Investor Morgan Stanley devalues Flipkart to only $11bn

Leading ecommerce company, Flipkart has landed itself in boiling water. Morgan Stanley, one of its main investors, has devalued its investment in Flipkart. The US based financial services company has cut down the value of its investment in Flipkart by nearly 27%.
Morgan Stanley has put the value of each Flipkart share at $103.97 per share, down from $142 per share in the previous year. Thanks to this move, Flipkart’s total valuation now stands at $11 billion. The company was earlier claiming to be valued at $ 15.2 billion.
‘An accident waiting to happen’
According to Haresh Chawla, a partner at venture capital company India Value Fund, the devaluation was bound to happen because of inflated valuation.
He says, “That these valuations were hyperinflated was known and it was a matter of time before reality struck.”
Mohandas Pai, who was a part of Infosys, and is currently juggling multiple roles including chairman of Aarin Capital Partners, concurs with this view.

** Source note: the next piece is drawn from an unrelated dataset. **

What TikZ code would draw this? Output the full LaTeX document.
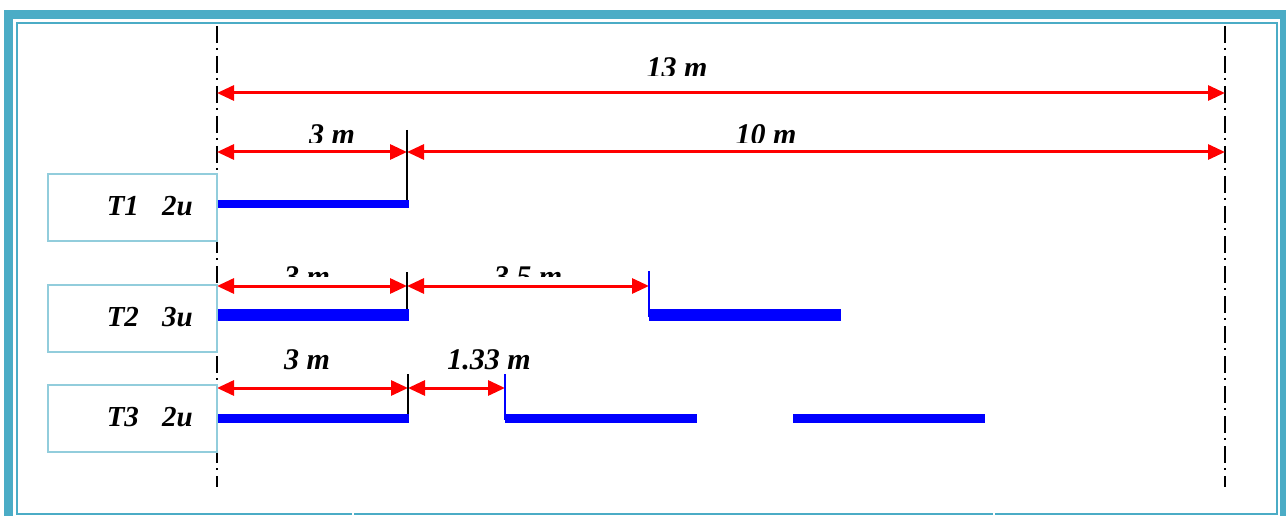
\documentclass[tikz,border=0pt]{standalone}
\usepackage{fontspec}
\setmainfont{Liberation Serif}
\usetikzlibrary{arrows.meta}
\definecolor{frameteal}{HTML}{4BACC6}
\definecolor{boxblue}{HTML}{92CDDC}
\begin{document}
\begin{tikzpicture}[x=1pt,y=-1pt,
  dim/.style={draw=red,line width=3pt,{Triangle[length=17pt 0,width=15pt 0]}-{Triangle[length=17pt 0,width=15pt 0]}},
  axisline/.style={draw=black,line width=2pt,dash pattern=on 17pt off 5pt on 2pt off 6pt},
  tick/.style={draw=black,line width=2pt},
  bluetick/.style={draw=blue,line width=1.6pt},
  bar/.style={draw=blue,line width=#1},
  tbox/.style={draw=boxblue,line width=2pt,fill=white,minimum width=169pt,minimum height=67pt,inner sep=0pt},
  tlabel/.style={font=\fontsize{29}{29}\selectfont\bfseries\itshape,inner sep=0pt,anchor=base east},
  dlabel/.style={font=\fontsize{30}{30}\selectfont\bfseries\itshape,inner sep=0pt,anchor=base}]
\useasboundingbox (0,0) rectangle (1286,516);
\clip (0,0) rectangle (1286,516);
% frame
\draw[frameteal,line width=9pt] (8.5,15) rectangle (1284.5,521);
\draw[frameteal,line width=2pt] (16.5,23.5) rectangle (1276.5,514);
\draw[white,line width=2pt] (353,509) -- (353,516);
\draw[white,line width=2pt] (994,509) -- (994,516);
% vertical reference lines
\coordinate (vltop) at (217,26);
\coordinate (vlbot) at (217,487);
\coordinate (vrtop) at (1225,26);
\coordinate (vrbot) at (1225,487);
\draw[axisline] (vltop) -- (vlbot);
\draw[axisline] (vrtop) -- (vrbot);
% row A : 13 m
\coordinate (a0) at (217,93);
\coordinate (a1) at (1225,93);
\draw[dim] (a0) -- (a1);
\begin{scope}
\clip (500,40) rectangle (900,75.5);
\node[dlabel] (l13) at (677,78) {13 m};
\end{scope}
% row B : 3 m + 10 m
\coordinate (b0) at (217,152);
\coordinate (b1) at (407,152);
\coordinate (b2) at (1225,152);
\draw[dim] (b0) -- (b1);
\draw[dim] (b1) -- (b2);
\begin{scope}
\clip (250,100) rectangle (900,142.5);
\node[dlabel] (l3a) at (332,145) {3 m};
\node[dlabel] (l10) at (766,145) {10 m};
\end{scope}
\coordinate (t1a) at (407,130);
\coordinate (t1b) at (407,207.7);
\draw[tick] (t1a) -- (t1b);
% T1
\coordinate (p1a) at (217,204);
\coordinate (p1b) at (409,204);
\draw[bar=7.5pt] (p1a) -- (p1b);
\node[tbox] (box1) at (132.5,207.5) {};
\node[tlabel] (txt1) at (193,215) {T1\hspace{0.8em}2u};
% row T2
\coordinate (c0) at (217,286);
\coordinate (c1) at (407,286);
\coordinate (c2) at (649,286);
\draw[dim] (c0) -- (c1);
\draw[dim] (c1) -- (c2);
\begin{scope}
\clip (250,240) rectangle (650,276);
\node[dlabel] (l3b) at (307,286) {3 m};
\node[dlabel] (l35) at (528,286) {3.5 m};
\end{scope}
\coordinate (t2a) at (407,272);
\coordinate (t2b) at (407,318);
\draw[tick] (t2a) -- (t2b);
\coordinate (u2a) at (649,271);
\coordinate (u2b) at (649,317);
\draw[bluetick] (u2a) -- (u2b);
\coordinate (p2a) at (217,315);
\coordinate (p2b) at (409,315);
\coordinate (p2c) at (649,315);
\coordinate (p2d) at (841,315);
\draw[bar=12pt] (p2a) -- (p2b);
\draw[bar=12pt] (p2c) -- (p2d);
\node[tbox] (box2) at (132.5,318.5) {};
\node[tlabel] (txt2) at (193,326) {T2\hspace{0.8em}3u};
% row T3
\coordinate (d0) at (217,388);
\coordinate (d1) at (408,388);
\coordinate (d2) at (505,388);
\draw[dim] (d0) -- (d1);
\draw[dim] (d1) -- (d2);
\node[dlabel] (l3c) at (307,369) {3 m};
\node[dlabel] (l133) at (489,369) {1.33 m};
\coordinate (t3a) at (408,374);
\coordinate (t3b) at (408,420);
\draw[tick] (t3a) -- (t3b);
\coordinate (u3a) at (505,374);
\coordinate (u3b) at (505,420);
\draw[bluetick] (u3a) -- (u3b);
\coordinate (p3a) at (217,418.5);
\coordinate (p3b) at (409,418.5);
\coordinate (p3c) at (505,418.5);
\coordinate (p3d) at (697,418.5);
\coordinate (p3e) at (793,418.5);
\coordinate (p3f) at (985,418.5);
\draw[bar=8.5pt] (p3a) -- (p3b);
\draw[bar=8.5pt] (p3c) -- (p3d);
\draw[bar=8.5pt] (p3e) -- (p3f);
\node[tbox] (box3) at (132.5,418.5) {};
\node[tlabel] (txt3) at (193,426) {T3\hspace{0.8em}2u};
\end{tikzpicture}
\end{document}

His thoughts are grim, “These downgrades will happen in e-commerce till there is proper business model. The euphoria of fundraising at high valuations have to come to some reality and the current model of business is unviable because of the discount led model and high returns.”
Why this devaluation?
Debabarat Mishra, director at Hay Group says that there could be three reasons for Morgan Stanley’s move:
  • Increasing losses
  • Limited capital
  • Revision of the outlook for the Indian economy
In its report, Morgan Stanley states, “The e-commerce market was dominated by the three large general merchandise companies in 2015, with a combined GMV market share of 83 per cent. Snapdeal, Amazon and Paytm have all raised their competitive intensity to close the gap with Flipkart.”
Surprisingly, the company had stated in a report that the combined GMV of the three leading ecommerce companies (Snapdeal, Amazon, and Flipkart) is higher than the ten leading offline retailers.
Morgan Stanley however, maintains that while the three companies have more business than offline retailers, they face stiff competition from niche players online.
‘Not putting up a fight’

Haresh Chawla feels that Flipkart is not fighting hard enough for its turf. He says, “Flipkart is an A-class act, but somehow seems to have wandered off the path over the last couple of years and has yielded market share to Amazon without putting up a major fight.” Chawla also points out that funding is now going to be a problem, “the issue is whether venture capitalists have the appetite and patience or will these companies have to go hunting for capital elsewhere.”